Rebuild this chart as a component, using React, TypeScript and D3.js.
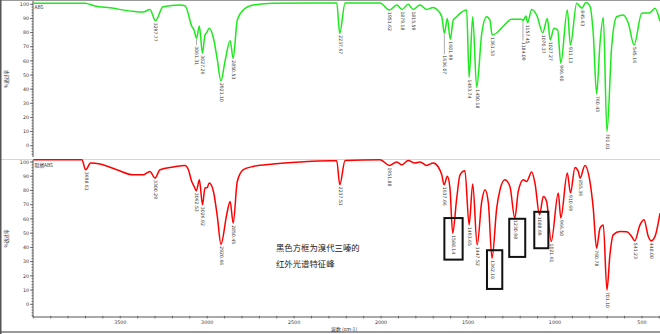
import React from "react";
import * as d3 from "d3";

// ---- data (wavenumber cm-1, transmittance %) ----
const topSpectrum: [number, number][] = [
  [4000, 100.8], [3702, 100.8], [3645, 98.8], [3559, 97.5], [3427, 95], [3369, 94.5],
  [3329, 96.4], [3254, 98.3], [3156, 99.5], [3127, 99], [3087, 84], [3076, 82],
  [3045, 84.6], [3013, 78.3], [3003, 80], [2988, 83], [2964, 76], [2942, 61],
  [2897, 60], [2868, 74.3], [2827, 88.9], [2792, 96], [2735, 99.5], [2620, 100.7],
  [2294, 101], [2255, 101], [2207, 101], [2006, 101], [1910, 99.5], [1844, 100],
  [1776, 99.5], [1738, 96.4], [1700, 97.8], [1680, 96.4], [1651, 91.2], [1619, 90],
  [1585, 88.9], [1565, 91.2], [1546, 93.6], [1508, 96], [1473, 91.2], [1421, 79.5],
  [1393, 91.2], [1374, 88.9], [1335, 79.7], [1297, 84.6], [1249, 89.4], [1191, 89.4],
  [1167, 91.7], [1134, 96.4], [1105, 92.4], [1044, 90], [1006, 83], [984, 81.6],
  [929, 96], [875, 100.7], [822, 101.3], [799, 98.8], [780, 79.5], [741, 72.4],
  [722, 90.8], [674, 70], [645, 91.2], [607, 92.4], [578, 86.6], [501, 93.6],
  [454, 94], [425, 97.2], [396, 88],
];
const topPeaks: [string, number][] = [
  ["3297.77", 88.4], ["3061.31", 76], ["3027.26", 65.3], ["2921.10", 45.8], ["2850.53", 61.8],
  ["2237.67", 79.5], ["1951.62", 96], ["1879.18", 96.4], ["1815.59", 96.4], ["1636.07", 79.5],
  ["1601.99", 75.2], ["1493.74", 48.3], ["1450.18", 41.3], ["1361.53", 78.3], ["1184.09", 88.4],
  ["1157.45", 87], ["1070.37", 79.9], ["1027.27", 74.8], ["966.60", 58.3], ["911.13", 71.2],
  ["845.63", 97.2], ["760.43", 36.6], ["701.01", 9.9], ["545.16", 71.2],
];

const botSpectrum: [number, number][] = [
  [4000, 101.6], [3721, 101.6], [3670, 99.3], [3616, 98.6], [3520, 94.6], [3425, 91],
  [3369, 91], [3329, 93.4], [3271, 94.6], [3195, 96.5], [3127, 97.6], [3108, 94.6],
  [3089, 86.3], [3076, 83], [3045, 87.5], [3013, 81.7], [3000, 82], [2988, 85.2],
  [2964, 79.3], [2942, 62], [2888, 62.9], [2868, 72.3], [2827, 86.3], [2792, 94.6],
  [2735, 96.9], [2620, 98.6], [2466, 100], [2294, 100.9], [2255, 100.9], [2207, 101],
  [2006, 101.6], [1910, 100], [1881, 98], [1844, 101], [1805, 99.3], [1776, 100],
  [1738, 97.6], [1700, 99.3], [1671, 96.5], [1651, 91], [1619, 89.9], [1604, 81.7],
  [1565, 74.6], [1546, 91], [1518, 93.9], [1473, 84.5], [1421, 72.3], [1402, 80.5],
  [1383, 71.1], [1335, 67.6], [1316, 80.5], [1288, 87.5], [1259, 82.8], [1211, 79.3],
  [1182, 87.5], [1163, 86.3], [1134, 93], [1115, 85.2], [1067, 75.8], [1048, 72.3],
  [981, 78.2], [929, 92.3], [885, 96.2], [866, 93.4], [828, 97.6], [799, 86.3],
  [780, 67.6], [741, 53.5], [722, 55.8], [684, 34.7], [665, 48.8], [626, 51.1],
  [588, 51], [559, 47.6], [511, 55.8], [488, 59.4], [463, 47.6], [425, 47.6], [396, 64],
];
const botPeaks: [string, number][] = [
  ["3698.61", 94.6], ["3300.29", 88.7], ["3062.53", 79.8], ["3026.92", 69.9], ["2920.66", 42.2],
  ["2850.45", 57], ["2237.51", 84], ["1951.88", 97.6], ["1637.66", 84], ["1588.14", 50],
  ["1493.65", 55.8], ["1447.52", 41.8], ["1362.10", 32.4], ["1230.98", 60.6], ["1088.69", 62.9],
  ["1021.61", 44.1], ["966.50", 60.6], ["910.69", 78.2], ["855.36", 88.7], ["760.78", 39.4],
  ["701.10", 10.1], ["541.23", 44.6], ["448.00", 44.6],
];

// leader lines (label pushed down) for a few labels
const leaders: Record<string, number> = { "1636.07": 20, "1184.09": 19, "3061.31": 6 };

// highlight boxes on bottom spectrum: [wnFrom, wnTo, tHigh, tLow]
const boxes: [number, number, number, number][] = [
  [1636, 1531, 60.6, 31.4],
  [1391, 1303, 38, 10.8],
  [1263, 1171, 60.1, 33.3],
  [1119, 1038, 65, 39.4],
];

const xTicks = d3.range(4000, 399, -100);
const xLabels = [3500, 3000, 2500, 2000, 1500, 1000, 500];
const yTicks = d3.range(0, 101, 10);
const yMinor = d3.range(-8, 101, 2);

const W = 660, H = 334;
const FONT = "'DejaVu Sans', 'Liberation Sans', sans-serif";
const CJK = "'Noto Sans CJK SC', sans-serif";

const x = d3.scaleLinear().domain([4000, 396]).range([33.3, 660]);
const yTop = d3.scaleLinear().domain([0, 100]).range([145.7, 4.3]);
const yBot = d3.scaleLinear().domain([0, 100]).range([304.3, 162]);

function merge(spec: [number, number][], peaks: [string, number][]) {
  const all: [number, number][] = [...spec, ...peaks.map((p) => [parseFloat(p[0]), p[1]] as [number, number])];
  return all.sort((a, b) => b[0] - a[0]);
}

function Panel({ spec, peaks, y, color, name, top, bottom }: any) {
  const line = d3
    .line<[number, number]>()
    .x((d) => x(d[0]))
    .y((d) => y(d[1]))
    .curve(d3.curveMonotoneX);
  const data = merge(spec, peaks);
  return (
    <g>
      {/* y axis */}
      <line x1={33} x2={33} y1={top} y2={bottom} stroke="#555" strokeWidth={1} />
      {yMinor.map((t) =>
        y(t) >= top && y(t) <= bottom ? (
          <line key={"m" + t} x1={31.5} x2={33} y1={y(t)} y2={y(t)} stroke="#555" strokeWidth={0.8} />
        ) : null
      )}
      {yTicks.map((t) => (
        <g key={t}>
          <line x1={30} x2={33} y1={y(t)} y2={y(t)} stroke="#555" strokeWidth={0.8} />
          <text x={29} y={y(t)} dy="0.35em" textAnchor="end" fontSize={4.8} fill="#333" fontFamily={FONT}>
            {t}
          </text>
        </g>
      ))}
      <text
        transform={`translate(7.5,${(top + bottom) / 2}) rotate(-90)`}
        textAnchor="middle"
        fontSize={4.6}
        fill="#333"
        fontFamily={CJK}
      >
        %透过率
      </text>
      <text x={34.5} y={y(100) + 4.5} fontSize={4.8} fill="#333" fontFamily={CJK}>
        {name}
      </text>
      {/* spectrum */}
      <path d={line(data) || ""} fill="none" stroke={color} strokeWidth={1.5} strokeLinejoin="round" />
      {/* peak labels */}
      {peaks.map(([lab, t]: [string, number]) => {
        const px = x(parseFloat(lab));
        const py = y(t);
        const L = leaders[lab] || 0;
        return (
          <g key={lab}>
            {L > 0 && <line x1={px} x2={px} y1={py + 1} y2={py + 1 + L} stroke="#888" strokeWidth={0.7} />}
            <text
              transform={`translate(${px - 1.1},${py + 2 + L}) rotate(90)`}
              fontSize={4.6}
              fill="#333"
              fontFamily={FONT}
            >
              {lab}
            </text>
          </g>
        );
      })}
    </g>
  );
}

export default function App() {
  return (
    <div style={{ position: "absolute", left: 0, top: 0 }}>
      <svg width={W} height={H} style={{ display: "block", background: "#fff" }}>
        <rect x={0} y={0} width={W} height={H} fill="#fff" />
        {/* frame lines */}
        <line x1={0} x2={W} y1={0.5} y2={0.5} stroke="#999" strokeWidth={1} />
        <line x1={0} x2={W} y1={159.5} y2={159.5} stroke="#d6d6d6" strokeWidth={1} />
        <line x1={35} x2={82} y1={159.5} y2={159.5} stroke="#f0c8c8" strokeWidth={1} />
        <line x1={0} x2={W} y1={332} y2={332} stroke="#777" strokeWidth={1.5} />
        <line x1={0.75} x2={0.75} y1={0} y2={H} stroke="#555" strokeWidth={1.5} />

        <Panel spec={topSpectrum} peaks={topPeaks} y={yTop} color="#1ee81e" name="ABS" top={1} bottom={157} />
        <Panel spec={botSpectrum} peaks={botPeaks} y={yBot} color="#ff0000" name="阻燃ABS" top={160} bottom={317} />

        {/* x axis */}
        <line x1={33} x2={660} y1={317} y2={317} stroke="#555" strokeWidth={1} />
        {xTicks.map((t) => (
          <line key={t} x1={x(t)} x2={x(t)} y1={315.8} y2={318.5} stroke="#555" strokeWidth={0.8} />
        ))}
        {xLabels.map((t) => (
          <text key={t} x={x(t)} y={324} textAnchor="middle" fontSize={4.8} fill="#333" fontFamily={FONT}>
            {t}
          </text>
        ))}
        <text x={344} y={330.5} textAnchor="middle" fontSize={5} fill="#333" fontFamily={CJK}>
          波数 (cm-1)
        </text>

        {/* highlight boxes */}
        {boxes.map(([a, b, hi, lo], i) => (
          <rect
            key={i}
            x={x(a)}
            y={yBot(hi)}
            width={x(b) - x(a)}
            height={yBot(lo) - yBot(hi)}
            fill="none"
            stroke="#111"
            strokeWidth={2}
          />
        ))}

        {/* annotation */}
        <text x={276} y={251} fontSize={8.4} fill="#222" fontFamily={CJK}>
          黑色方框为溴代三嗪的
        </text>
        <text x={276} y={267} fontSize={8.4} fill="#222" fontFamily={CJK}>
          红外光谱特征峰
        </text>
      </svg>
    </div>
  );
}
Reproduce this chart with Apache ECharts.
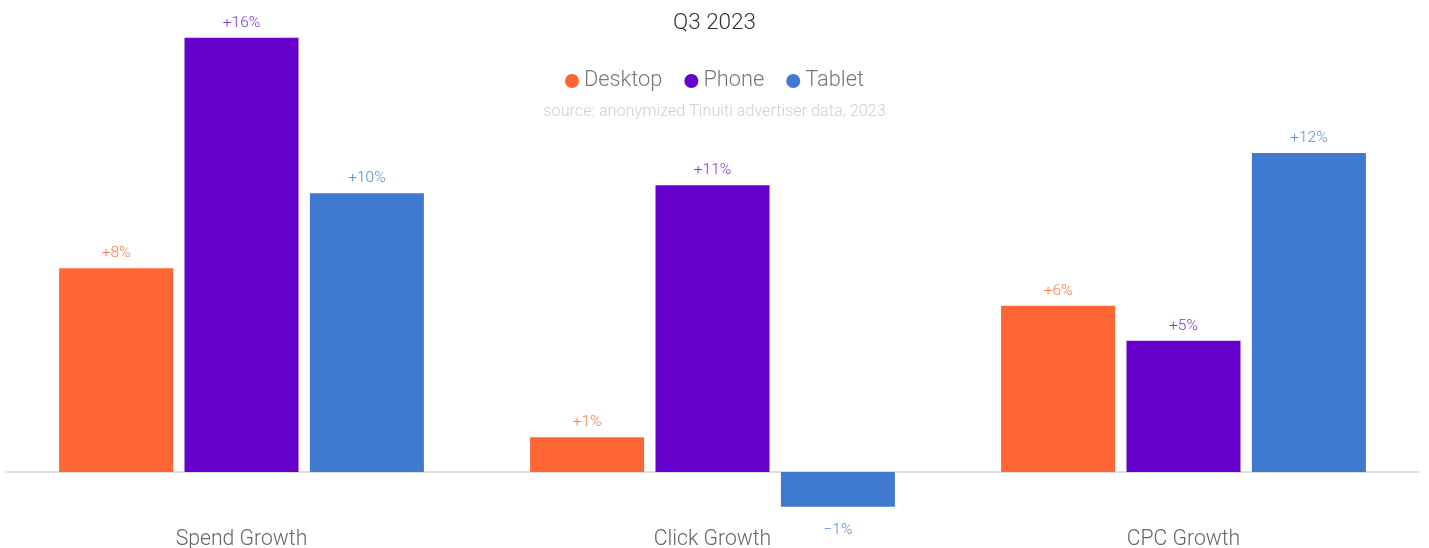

* Description of the task *
Omitting all pictures, restate exactly the lines of the material from its start through the line that contains "import * as".

* Finished answer *
Rebuild this chart as a component, using React, TypeScript and D3.js.
import React from "react";
import * as d3 from "d3";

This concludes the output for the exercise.